In 2003, for example, the vernal full moon occurred at 16 April 19:36 Universal Time. The following Sunday was April 20th. This was Easter according to astronomical reckoning. The Gregorian Paschal Full Moon for 2003 (the 9th year of the 19-year cycle) was also April 16th, the same day, at least for some time zones, as the astronomical full moon. The Julian Paschal Full Moon that year was, however, on April 20th (Gregorian). Hence eastern Orthodox Easter that year was on the following Sunday, April 27th.

In 2006 (the 12th year of the 19-year cycle), the vernal full moon was at 13 April 16:40 Universal Time. The Gregorian Paschal Full Moon for year 12 is also April 13th. The following Sunday in 2006 was April 16th. However, the Julian Paschal Full Moon that year was not until April 17th Gregorian, so that eastern Orthodox Easter was the following Sunday, April 23rd Gregorian.
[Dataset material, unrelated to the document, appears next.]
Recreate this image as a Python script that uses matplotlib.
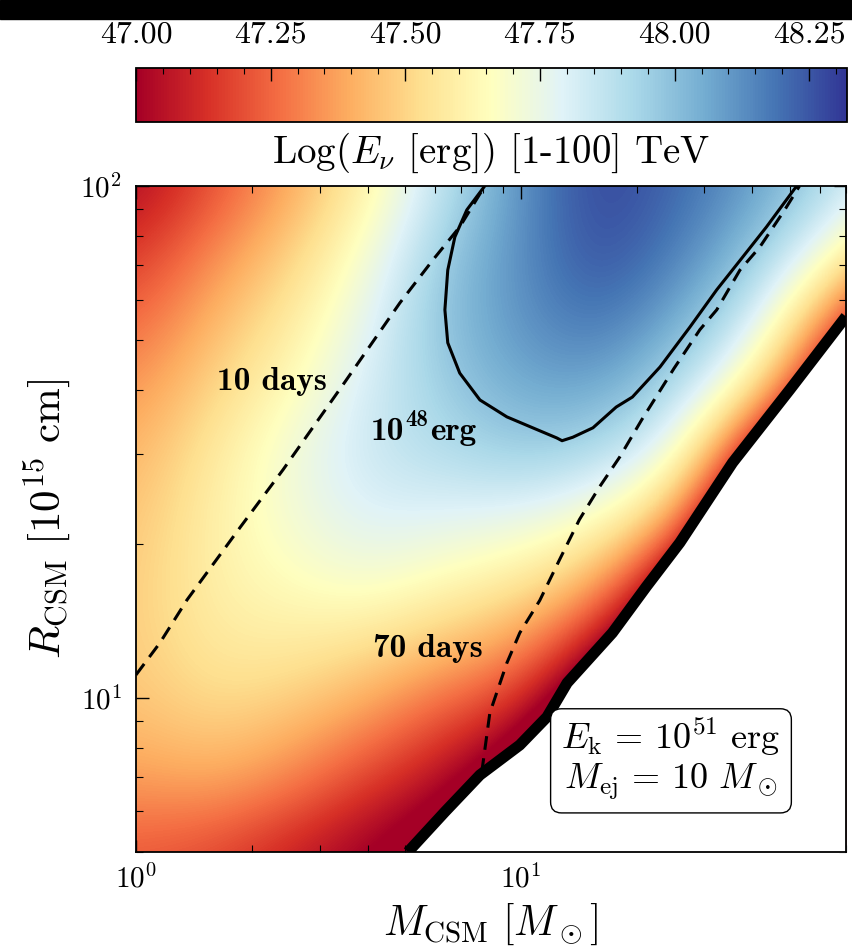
import matplotlib
matplotlib.use("Agg")
import matplotlib.pyplot as plt
import numpy as np
from matplotlib.patches import Rectangle
from matplotlib.colors import Normalize
from matplotlib.cm import ScalarMappable
from matplotlib.ticker import MultipleLocator, FormatStrFormatter

plt.rcParams['mathtext.fontset'] = 'cm'
plt.rcParams['font.family'] = 'serif'
plt.rcParams['font.serif'] = ['cmr10']
plt.rcParams['axes.formatter.use_mathtext'] = True

# grid of the neutrino energy map (log-spaced)
m_grid = [1.0, 1.585, 2.512, 3.981, 6.310, 10.0, 15.85, 25.12, 39.81, 63.10, 100.0]
r_grid = [5.0, 6.76, 9.12, 12.3, 16.6, 22.4, 30.2, 40.7, 55.0, 74.1, 100.0]
# rows from R = 100 (top) down to R = 5 (bottom)
log_e_rows = [
    [47.02, 47.20, 47.38, 47.60, 47.88, 48.12, 48.30, 48.22, 48.10, 47.92, 47.70],
    [47.14, 47.32, 47.48, 47.70, 47.97, 48.13, 48.28, 48.17, 48.00, 47.71, 47.35],
    [47.24, 47.42, 47.57, 47.77, 48.00, 48.12, 48.20, 48.07, 47.85, 47.33, 46.75],
    [47.34, 47.50, 47.64, 47.82, 47.96, 48.07, 48.08, 47.93, 47.62, 46.92, 46.30],
    [47.41, 47.57, 47.72, 47.85, 47.90, 47.96, 47.92, 47.75, 47.06, 46.36, 45.70],
    [47.45, 47.60, 47.71, 47.80, 47.78, 47.76, 47.68, 47.42, 46.55, 45.84, 45.20],
    [47.47, 47.60, 47.65, 47.70, 47.63, 47.56, 47.40, 46.90, 46.05, 45.34, 44.70],
    [47.47, 47.57, 47.57, 47.52, 47.43, 47.33, 47.02, 46.45, 45.55, 44.84, 44.20],
    [47.44, 47.50, 47.45, 47.35, 47.20, 47.08, 46.60, 46.00, 45.05, 44.34, 43.70],
    [47.35, 47.38, 47.30, 47.15, 47.03, 46.78, 46.20, 45.55, 44.60, 43.84, 43.20],
    [47.22, 47.18, 47.08, 46.98, 46.85, 46.50, 45.80, 45.10, 44.20, 43.34, 42.70],
]

# allowed-region boundary (thick line)
edge_m = [5.09, 6.35, 7.83, 9.94, 11.7, 13.2, 17.3, 21.2, 25.9, 35.5, 50.0, 70.0]
edge_r = [5.0, 5.99, 7.07, 8.09, 9.18, 10.7, 13.4, 16.5, 20.1, 28.8, 40.0, 55.6]

# 10 days dashed line
d10_m = [1.0, 1.154, 1.357, 1.862, 2.41, 3.49, 4.85, 5.91, 6.94, 8.06]
d10_r = [11.09, 12.81, 15.54, 21.5, 27.9, 41.4, 59.1, 71.7, 83.2, 100.0]

# 70 days dashed line
d70_m = [7.92, 8.31, 9.20, 9.94, 11.2, 12.6, 14.2, 16.0, 18.1, 20.6, 25.0, 29.2, 32.3, 37.1, 41.8, 48.5, 53.0]
d70_r = [7.17, 9.35, 11.7, 13.4, 15.5, 18.6, 22.3, 25.8, 29.6, 34.9, 44.0, 52.4, 57.3, 68.5, 76.0, 89.8, 100.0]

# 1e48 erg contour
c48_m = [8.06, 7.24, 6.74, 6.46, 6.35, 6.46, 6.94, 7.83, 9.20, 10.74, 12.4, 12.8, 13.65,
         15.4, 17.7, 19.5, 23.0, 27.5, 32.3, 37.7, 43.5, 52.1]
c48_r = [100.0, 89.8, 79.5, 68.5, 57.3, 49.4, 43.1, 38.2, 35.4, 33.7, 32.2, 31.8, 32.3,
         33.7, 37.0, 38.7, 44.3, 53.0, 62.7, 72.6, 83.2, 100.0]

cb_ticks = [47.00, 47.25, 47.50, 47.75, 48.00, 48.25]

log_e = np.array(log_e_rows)[::-1]
vmin, vmax = 47.0, 48.32
cmap = plt.get_cmap('RdYlBu')
norm = Normalize(vmin, vmax)

xmin, xmax, ymin, ymax = 1, 70, 5, 100
pos = [0.1594, 0.1003, 0.8324, 0.7033]

fig = plt.figure(figsize=(8.53, 9.47), dpi=100)
# map drawn in log10 units on a background axes, smoothed by imshow
bg = fig.add_axes(pos, zorder=0)
lx = np.log10(m_grid)
ly = np.log10(r_grid)
hx = (lx[1] - lx[0]) / 2
hy = (ly[1] - ly[0]) / 2
bg.imshow(log_e, origin='lower', extent=[lx[0] - hx, lx[-1] + hx, ly[0] - hy, ly[-1] + hy],
          cmap=cmap, norm=norm, interpolation='bicubic', interpolation_stage='data',
          aspect='auto')
bg.set_xlim(np.log10(xmin), np.log10(xmax))
bg.set_ylim(np.log10(ymin), np.log10(ymax))
bg.axis('off')

ax = fig.add_axes(pos, zorder=1)
ax.patch.set_visible(False)
cax = fig.add_axes([0.1594, 0.8712, 0.8335, 0.057])

ax.set_xscale('log')
ax.set_yscale('log')
ax.fill_between(edge_m, edge_r, 4.0, color='white', zorder=2, lw=0)
ax.plot(edge_m, edge_r, color='black', lw=8, zorder=4, solid_capstyle='butt')
ax.plot(d10_m, d10_r, color='black', lw=2.2, dashes=(4.5, 2.8), zorder=3)
ax.plot(d70_m, d70_r, color='black', lw=2.2, dashes=(4.5, 2.8), zorder=3)
ax.plot(c48_m, c48_r, color='black', lw=2.2, zorder=3)

ax.set_xlim(xmin, xmax)
ax.set_ylim(ymin, ymax)
ax.tick_params(which='both', direction='in', top=True, right=True, labelsize=21)
ax.tick_params(which='major', length=9, width=1.0)
ax.tick_params(which='minor', length=5, width=0.8)
ax.tick_params(axis='x', which='major', pad=9)
ax.tick_params(axis='y', which='major', pad=10)
for s in ax.spines.values():
    s.set_linewidth(1.3)

ax.set_xlabel(r'$M_\mathrm{CSM}\ [M_\odot]$', fontsize=30)
ax.set_ylabel(r'$R_\mathrm{CSM}\ [10^{15}\ \mathrm{cm}]$', fontsize=31)
ax.xaxis.set_label_coords(0.5, -0.075)
ax.yaxis.set_label_coords(-0.09, 0.5)

ax.text(0.1915, 0.707, '10 days', transform=ax.transAxes, fontsize=24,
        family='cmb10', ha='center', va='center', zorder=5)
ax.text(0.411, 0.306, '70 days', transform=ax.transAxes, fontsize=24,
        family='cmb10', ha='center', va='center', zorder=5)
# 10^48 erg, built from bold pieces
ax.annotate('10', xy=(0.331, 0.6186), xycoords='axes fraction', fontsize=24,
            family='cmb10', ha='left', va='baseline', zorder=5)
ax.annotate('48', xy=(0.331, 0.6186), xycoords='axes fraction', xytext=(25.0, 10),
            textcoords='offset points', fontsize=16.5, family='cmb10',
            ha='left', va='baseline', zorder=5)
ax.annotate('erg', xy=(0.331, 0.6186), xycoords='axes fraction', xytext=(42.5, 0),
            textcoords='offset points', fontsize=24, family='cmb10',
            ha='left', va='baseline', zorder=5)

ax.text(0.7535, 0.14,
        '$E_\\mathrm{k}\\,=\\,10^{51}\\ \\mathrm{erg}$\n$M_\\mathrm{ej}\\,=\\,10\\ M_\\odot$',
        transform=ax.transAxes, fontsize=26, ha='center', va='center', zorder=5,
        linespacing=1.15,
        bbox=dict(boxstyle='round,pad=0.3,rounding_size=0.3', fc='white', ec='black', lw=1.0))

cb = fig.colorbar(ScalarMappable(norm=norm, cmap=cmap), cax=cax, orientation='horizontal')
cb.set_ticks(cb_ticks)
cb.ax.xaxis.set_major_formatter(FormatStrFormatter('%.2f'))
cb.ax.xaxis.set_minor_locator(MultipleLocator(0.05))
cb.ax.xaxis.set_ticks_position('top')
cb.ax.tick_params(which='both', direction='in', labelsize=23, top=True, bottom=False)
cb.ax.tick_params(which='major', length=9, width=1.0, pad=14)
cb.ax.tick_params(which='minor', length=4, width=0.8)
cb.outline.set_linewidth(1.3)
cb.ax.xaxis.set_label_position('bottom')
cb.set_label(r'Log($E_\nu$ [erg]) [1-100] TeV', fontsize=28)
cb.ax.xaxis.set_label_coords(0.5, -0.17)
cb.ax.xaxis.label.set_va('top')

fig.add_artist(Rectangle((0, 1 - 19 / 947), 1, 19 / 947, transform=fig.transFigure,
                         color='black', zorder=10))

fig.savefig('out.png', dpi=100)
Some who try to explain these dates away might fall back on another canard, the Zonaras Proviso. They might try to claim that this proviso requires eastern Orthodox Easter to fall entirely outside the seven scriptural days of Unleavened Bread as computed in the present-day Rabbinic calendar. But a simple check will show that this year, 2011, the Hebrew calendar's week of unleavened bread runs from April 19th through April 25th. (Some in the diaspora will add an extra day, April 26th). Eastern and western Easter, however, are both on April 24th, 2011, within the Rabbinic calendar's days of Unleavened Bread. Hence the Zonaras proviso, even if it existed (in fact it does not except in the minds of canon lawyers) could not have this precise form.